• Data excerpt:
══════════════════════════════

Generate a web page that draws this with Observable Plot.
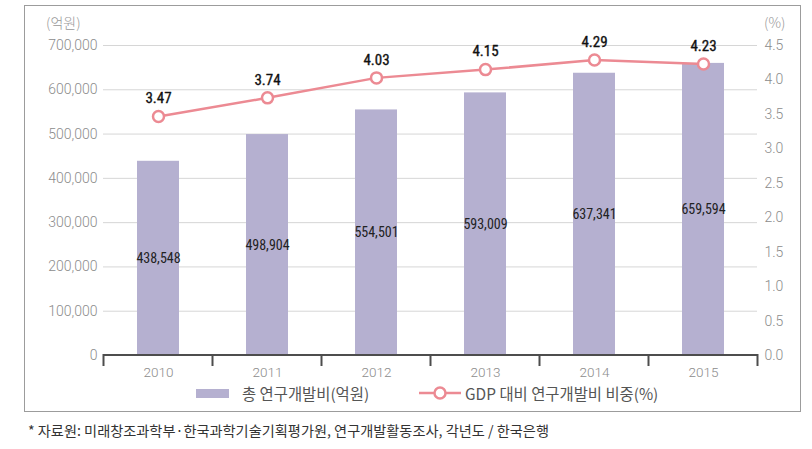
<!DOCTYPE html>
<html>
<head>
<meta charset="utf-8">
<script src="https://cdn.jsdelivr.net/npm/d3@7"></script>
<script src="https://cdn.jsdelivr.net/npm/@observablehq/plot@0.6"></script>
<style>
  html, body { margin: 0; padding: 0; background: #fff; }
  #page { position: relative; width: 812px; height: 449px; overflow: hidden; font-family: Roboto, "Noto Sans CJK KR", sans-serif; }
  #frame { position: absolute; left: 24px; top: 5px; width: 777px; height: 407px; border: 1.5px solid #9c9c9c; box-sizing: border-box; }
  #chart { position: absolute; left: 0; top: 0; }
  .unit { position: absolute; font-size: 14px; color: #999; font-family: "Noto Sans CJK KR", Roboto, sans-serif; font-weight: 300; }
  #legend { position: absolute; top: 383px; left: 0; width: 812px; height: 20px; }
  .leg { position: absolute; top: 0; font-size: 15.4px; color: #555; font-family: "Noto Sans CJK KR", sans-serif; line-height: 20px; white-space: nowrap; }
  #caption { position: absolute; left: 28px; top: 420px; font-size: 14.2px; color: #333; font-family: "Noto Sans CJK KR", sans-serif; white-space: nowrap; }
</style>
</head>
<body>
<div id="page">
  <div id="frame"></div>
  <div id="chart"></div>
  <div class="unit" style="left:46px; top:12px;">(억원)</div>
  <div class="unit" style="left:764px; top:12px;">(%)</div>
  <div id="legend"></div>
  <div id="caption">* 자료원: 미래창조과학부·한국과학기술기획평가원, 연구개발활동조사, 각년도 / 한국은행</div>
</div>
<script>
// ---- data ----
const years = ["2010", "2011", "2012", "2013", "2014", "2015"];
const rdTotal = [438548, 498904, 554501, 593009, 637341, 659594];   // 억원
const rdShare = [3.47, 3.74, 4.03, 4.15, 4.29, 4.23];               // % of GDP
const leftTicks = [0, 100000, 200000, 300000, 400000, 500000, 600000, 700000];
const rightTicks = [0, 0.5, 1.0, 1.5, 2.0, 2.5, 3.0, 3.5, 4.0, 4.5];
const seriesNames = ["총 연구개발비(억원)", "GDP 대비 연구개발비 비중(%)"];

const K = 700000 / 4.5; // maps % onto the left axis domain
const data = years.map((y, i) => ({year: y, rd: rdTotal[i], pct: rdShare[i]}));

const barColor = "#b5b0d0";
const lineColor = "#ec8a93";
const axisFont = "Roboto, sans-serif";
const numFont = "'Liberation Sans Narrow', 'Roboto Condensed', Roboto, sans-serif";

// baseline with band-boundary ticks, drawn from the x / y scales
function baseline(index, scales, values, dims) {
  const g = d3.create("svg:g");
  const x = scales.x, y = scales.y;
  const y0 = y(0);
  const step = x.step ? x.step() : (x(years[1]) - x(years[0]));
  const bw = x.bandwidth ? x.bandwidth() : 0;
  const xs = years.map(d => x(d) + bw / 2 - step / 2);
  xs.push(x(years[years.length - 1]) + bw / 2 + step / 2);
  g.append("line").attr("x1", xs[0]).attr("x2", xs[xs.length - 1])
    .attr("y1", y0).attr("y2", y0).attr("stroke", "#4d4d4d").attr("stroke-width", 2);
  for (const xv of xs) {
    g.append("line").attr("x1", xv).attr("x2", xv).attr("y1", y0 - 1).attr("y2", y0 + 11)
      .attr("stroke", "#4d4d4d").attr("stroke-width", 2);
  }
  return g.node();
}

const W = 812, H = 385;
const chart = Plot.plot({
  width: W,
  height: H,
  marginLeft: 103,
  marginRight: 55,
  marginTop: 45,
  marginBottom: 30,
  style: {background: "transparent", overflow: "visible"},
  x: {type: "band", domain: years, paddingInner: 0.615, paddingOuter: 0.3075},
  y: {domain: [0, 700000]},
  marks: [
    Plot.gridY(leftTicks.filter(d => d > 0), {stroke: "#d6d6d6", strokeOpacity: 1, strokeWidth: 1}),
    Plot.barY(data, {x: "year", y: "rd", fill: barColor}),
    baseline,
    Plot.axisY(leftTicks, {
      anchor: "left", tickSize: 0, tickPadding: 6, label: null,
      tickFormat: d => d3.format(",")(d), fontSize: 14, fill: "#8c8c8c", fontFamily: axisFont, fontWeight: 300
    }),
    Plot.axisY(rightTicks.map(p => p * K), {
      anchor: "right", tickSize: 0, tickPadding: 7, label: null,
      tickFormat: d => (d / K).toFixed(1), fontSize: 14, fill: "#8c8c8c", fontFamily: axisFont, fontWeight: 300
    }),
    Plot.axisX({tickSize: 0, tickPadding: 12, label: null, fontSize: 13.5, fill: "#8c8c8c", fontFamily: axisFont, fontWeight: 300}),
    Plot.text(data, {
      x: "year", y: d => d.rd / 2, text: d => d3.format(",")(d.rd),
      fontSize: 14, fill: "#222", fontFamily: numFont
    }),
    Plot.line(data, {x: "year", y: d => d.pct * K, stroke: lineColor, strokeWidth: 2.5}),
    Plot.dot(data, {x: "year", y: d => d.pct * K, r: 5.5, fill: "#fff", stroke: lineColor, strokeWidth: 2.5}),
    Plot.text(data, {
      x: "year", y: d => d.pct * K, dy: -18, text: d => d.pct.toFixed(2),
      fontSize: 15, fill: "#111", stroke: "#111", strokeWidth: 0.35, fontFamily: numFont
    })
  ]
});
document.getElementById("chart").appendChild(chart);

// legend
const legend = document.getElementById("legend");
legend.innerHTML = `
  <svg style="position:absolute;left:196px;top:6px" width="34" height="9"><rect width="33" height="9" fill="${barColor}"></rect></svg>
  <div class="leg" style="left:242px">${seriesNames[0]}</div>
  <svg style="position:absolute;left:418px;top:1px" width="44" height="18">
    <line x1="1" x2="43" y1="9" y2="9" stroke="${lineColor}" stroke-width="2.5"></line>
    <circle cx="22" cy="9" r="5.5" fill="#fff" stroke="${lineColor}" stroke-width="2.5"></circle>
  </svg>
  <div class="leg" style="left:465px">${seriesNames[1]}</div>
`;
</script>
</body>
</html>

══════════════════════════════

Copy each line in full and exactly, omitting any picture.

• Answer below:
Generate a web page that draws this with Observable Plot.
<!DOCTYPE html>
<html>
<head>
<meta charset="utf-8">
<script src="https://cdn.jsdelivr.net/npm/d3@7"></script>
<script src="https://cdn.jsdelivr.net/npm/@observablehq/plot@0.6"></script>
<style>
  html, body { margin: 0; padding: 0; background: #fff; }
  #page { position: relative; width: 812px; height: 449px; overflow: hidden; font-family: Roboto, "Noto Sans CJK KR", sans-serif; }
  #frame { position: absolute; left: 24px; top: 5px; width: 777px; height: 407px; border: 1.5px solid #9c9c9c; box-sizing: border-box; }
  #chart { position: absolute; left: 0; top: 0; }
  .unit { position: absolute; font-size: 14px; color: #999; font-family: "Noto Sans CJK KR", Roboto, sans-serif; font-weight: 300; }
  #legend { position: absolute; top: 383px; left: 0; width: 812px; height: 20px; }
  .leg { position: absolute; top: 0; font-size: 15.4px; color: #555; font-family: "Noto Sans CJK KR", sans-serif; line-height: 20px; white-space: nowrap; }
  #caption { position: absolute; left: 28px; top: 420px; font-size: 14.2px; color: #333; font-family: "Noto Sans CJK KR", sans-serif; white-space: nowrap; }
</style>
</head>
<body>
<div id="page">
  <div id="frame"></div>
  <div id="chart"></div>
  <div class="unit" style="left:46px; top:12px;">(억원)</div>
  <div class="unit" style="left:764px; top:12px;">(%)</div>
  <div id="legend"></div>
  <div id="caption">* 자료원: 미래창조과학부·한국과학기술기획평가원, 연구개발활동조사, 각년도 / 한국은행</div>
</div>
<script>
// ---- data ----
const years = ["2010", "2011", "2012", "2013", "2014", "2015"];
const rdTotal = [438548, 498904, 554501, 593009, 637341, 659594];   // 억원
const rdShare = [3.47, 3.74, 4.03, 4.15, 4.29, 4.23];               // % of GDP
const leftTicks = [0, 100000, 200000, 300000, 400000, 500000, 600000, 700000];
const rightTicks = [0, 0.5, 1.0, 1.5, 2.0, 2.5, 3.0, 3.5, 4.0, 4.5];
const seriesNames = ["총 연구개발비(억원)", "GDP 대비 연구개발비 비중(%)"];

const K = 700000 / 4.5; // maps % onto the left axis domain
const data = years.map((y, i) => ({year: y, rd: rdTotal[i], pct: rdShare[i]}));

const barColor = "#b5b0d0";
const lineColor = "#ec8a93";
const axisFont = "Roboto, sans-serif";
const numFont = "'Liberation Sans Narrow', 'Roboto Condensed', Roboto, sans-serif";

// baseline with band-boundary ticks, drawn from the x / y scales
function baseline(index, scales, values, dims) {
  const g = d3.create("svg:g");
  const x = scales.x, y = scales.y;
  const y0 = y(0);
  const step = x.step ? x.step() : (x(years[1]) - x(years[0]));
  const bw = x.bandwidth ? x.bandwidth() : 0;
  const xs = years.map(d => x(d) + bw / 2 - step / 2);
  xs.push(x(years[years.length - 1]) + bw / 2 + step / 2);
  g.append("line").attr("x1", xs[0]).attr("x2", xs[xs.length - 1])
    .attr("y1", y0).attr("y2", y0).attr("stroke", "#4d4d4d").attr("stroke-width", 2);
  for (const xv of xs) {
    g.append("line").attr("x1", xv).attr("x2", xv).attr("y1", y0 - 1).attr("y2", y0 + 11)
      .attr("stroke", "#4d4d4d").attr("stroke-width", 2);
  }
  return g.node();
}

const W = 812, H = 385;
const chart = Plot.plot({
  width: W,
  height: H,
  marginLeft: 103,
  marginRight: 55,
  marginTop: 45,
  marginBottom: 30,
  style: {background: "transparent", overflow: "visible"},
  x: {type: "band", domain: years, paddingInner: 0.615, paddingOuter: 0.3075},
  y: {domain: [0, 700000]},
  marks: [
    Plot.gridY(leftTicks.filter(d => d > 0), {stroke: "#d6d6d6", strokeOpacity: 1, strokeWidth: 1}),
    Plot.barY(data, {x: "year", y: "rd", fill: barColor}),
    baseline,
    Plot.axisY(leftTicks, {
      anchor: "left", tickSize: 0, tickPadding: 6, label: null,
      tickFormat: d => d3.format(",")(d), fontSize: 14, fill: "#8c8c8c", fontFamily: axisFont, fontWeight: 300
    }),
    Plot.axisY(rightTicks.map(p => p * K), {
      anchor: "right", tickSize: 0, tickPadding: 7, label: null,
      tickFormat: d => (d / K).toFixed(1), fontSize: 14, fill: "#8c8c8c", fontFamily: axisFont, fontWeight: 300
    }),
    Plot.axisX({tickSize: 0, tickPadding: 12, label: null, fontSize: 13.5, fill: "#8c8c8c", fontFamily: axisFont, fontWeight: 300}),
    Plot.text(data, {
      x: "year", y: d => d.rd / 2, text: d => d3.format(",")(d.rd),
      fontSize: 14, fill: "#222", fontFamily: numFont
    }),
    Plot.line(data, {x: "year", y: d => d.pct * K, stroke: lineColor, strokeWidth: 2.5}),
    Plot.dot(data, {x: "year", y: d => d.pct * K, r: 5.5, fill: "#fff", stroke: lineColor, strokeWidth: 2.5}),
    Plot.text(data, {
      x: "year", y: d => d.pct * K, dy: -18, text: d => d.pct.toFixed(2),
      fontSize: 15, fill: "#111", stroke: "#111", strokeWidth: 0.35, fontFamily: numFont
    })
  ]
});
document.getElementById("chart").appendChild(chart);

// legend
const legend = document.getElementById("legend");
legend.innerHTML = `
  <svg style="position:absolute;left:196px;top:6px" width="34" height="9"><rect width="33" height="9" fill="${barColor}"></rect></svg>
  <div class="leg" style="left:242px">${seriesNames[0]}</div>
  <svg style="position:absolute;left:418px;top:1px" width="44" height="18">
    <line x1="1" x2="43" y1="9" y2="9" stroke="${lineColor}" stroke-width="2.5"></line>
    <circle cx="22" cy="9" r="5.5" fill="#fff" stroke="${lineColor}" stroke-width="2.5"></circle>
  </svg>
  <div class="leg" style="left:465px">${seriesNames[1]}</div>
`;
</script>
</body>
</html>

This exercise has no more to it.